Costa Rica Living – At the end of a 20km red dirt track winding through a rainforest in eastern Paraguay, lies a secondary school for girls providing a source of hope in a country that has a notorious reputation when it comes to women’s rights.
Paraguay has one of the highest teen pregnancy rates in the region, but a rural school is teaching girls about their rights, and more radically, sex education.
“Machismo is very strong here,” says Palmira Mereles, as she scrapes the dirt from a freshly unearthed root vegetable, a manioc, in the school’s garden. “Only men have a voice. Women aren’t encouraged to have dreams or opinions.”
Now 21, Mereles was part of the first year group to study at the Mbaracayú Education Center when it opened in 2009. Built by the NGO Fundación Paraguaya, it aims to tackle precisely the problems she points to: the issues of gender equality in this small landlocked country.
It has been a year since Paraguay’s strict abortion laws were brought to international attention when a 10-year-old girl was denied a termination. The girl, known as “Mainumby”, was allegedly raped by her stepfather, but abortion in the predominantly Catholic country is only legal if the mother’s life is at risk.
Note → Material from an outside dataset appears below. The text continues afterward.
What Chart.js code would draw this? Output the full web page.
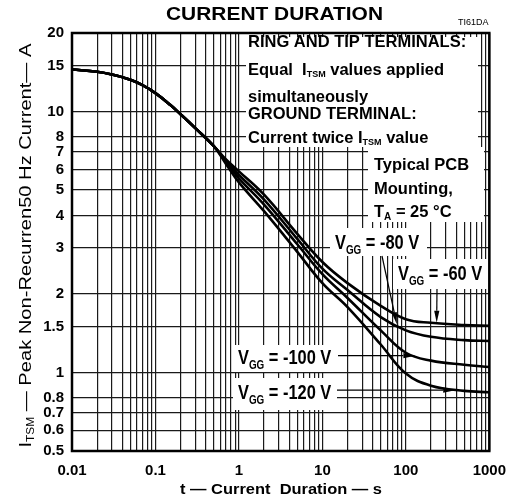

Amnesty International describes these laws as “draconian”, and despite repeated requests from the girl’s mother, protests within the country and across the world, the authorities refused to allow it.
This was not an isolated incident. Teen pregnancy rates are among the highest in the region. More than one in 20 girls under 20 have given birth (pdf); and in rural areas, like the Atlantic forest, a quarter of these girls are aged 14 or under. As a result, many are unable to finish their education.
“Gender discrimination is common across Paraguay,” says Celsa Acosta, the school’s founding director. “Poverty is desperate, particularly in rural areas, and girls suffer the worst consequences. We wanted to help them take control of their own lives.”
Activists have often come up against the country’s traditional Catholic background. Gloria Rubín who was Paraguay’s minister for women when the school was built, produced a sex education handbook to be distributed to Paraguayan secondary schools. But the church organised protests against it, and the book was withdrawn. When she later travelled around teaching the handbook directly to teachers across Paraguay, the church pursued her with demonstrations, she says. “We were treated like a house of witches.”
The school sits in an isolated clearing surrounded by the Mbaracayú reserve, which protects the largest surviving fragment of Atlantic forest in Paraguay (only 7% of the original forest remains). The small campus is scattered with dormitories, classrooms and thickets of lofty palms. Alongside the vegetable garden where they grow potatoes, maize, courgettes and peanuts, there’s a livestock farm, hotel rooms, and a tourist trail winding into the undergrowth.
In this richly fertile yet vulnerable area, the school aims to grow these girls into leaders of sustainable development in their communities. They are taught techniques for agribusinesses and IT skills, which is particularly unique for indigenous communities. Alongside the national curriculum, they can also study a range of vocations, including textiles, tourism and environmental management. More radically, they provide programmes on gender, self-esteem, and sex education.
Sex education across the country is “inadequate” according to Rubín. “It’s taught from the perspective of the Catholic church, which means it’s stuck in the 19th century,” she says. Yet it has a central role at the Mbaracayú school. Girls are taught about their sexual and reproductive rights on a weekly basis, in what the school describes as “orientation” classes focusing on their physical and psychological health.
“I became pregnant very young, because I lacked the information to know any better,” school founder Acosta explains. “It really marked me as a person. I decided then to make sure girls of the next generation have access to the information that I never did.
“We teach about contraception and ensure girls understand their own fertility,” she continues. “But just as important, in a macho culture, is cultivating their self-esteem. They need to know what they want and be able to assert it in their relationships.”
The school also gives a second chance to girls who previously dropped out of education. Elva Gomez, 19, lives and studies here with her four-year-old daughter.
“Before coming here, I thought I’d just stay at home and look after Romina,” she says. “But now I want to finish my studies and train to be a nurse.”
The Mbaracayú school hopes that girls will be able to better support themselves and their families with the qualifications and skills they offer. Students from indigenous communities study for free, while most Paraguayan families pay 100,000 guaraní a month (£12). And though many parents of local indigenous communities were initially sceptical about this progressive school, most are now keen for their daughters to study there after witnessing its benefits – two graduates of the 2011 class are now primary school teachers in their communities.
Students are also encouraged to apply for university scholarships, both within the country and abroad. Mereles studied agricultural sciences in Costa Rica, before returning to teach and run the vegetable garden.
“I’ve known many girls who didn’t want to continue studying,” she says. “They didn’t believe they could achieve anything. But over time their attitudes change. They become much more confident.”
With the school’s drop out rate at just 9% compared to 17% throughout the region, there is a new generation of girls from the heart of the Mbaracayú forest who are gaining the confidence to fight for their rights – and the potential for change in the rest of the country is perhaps within reach.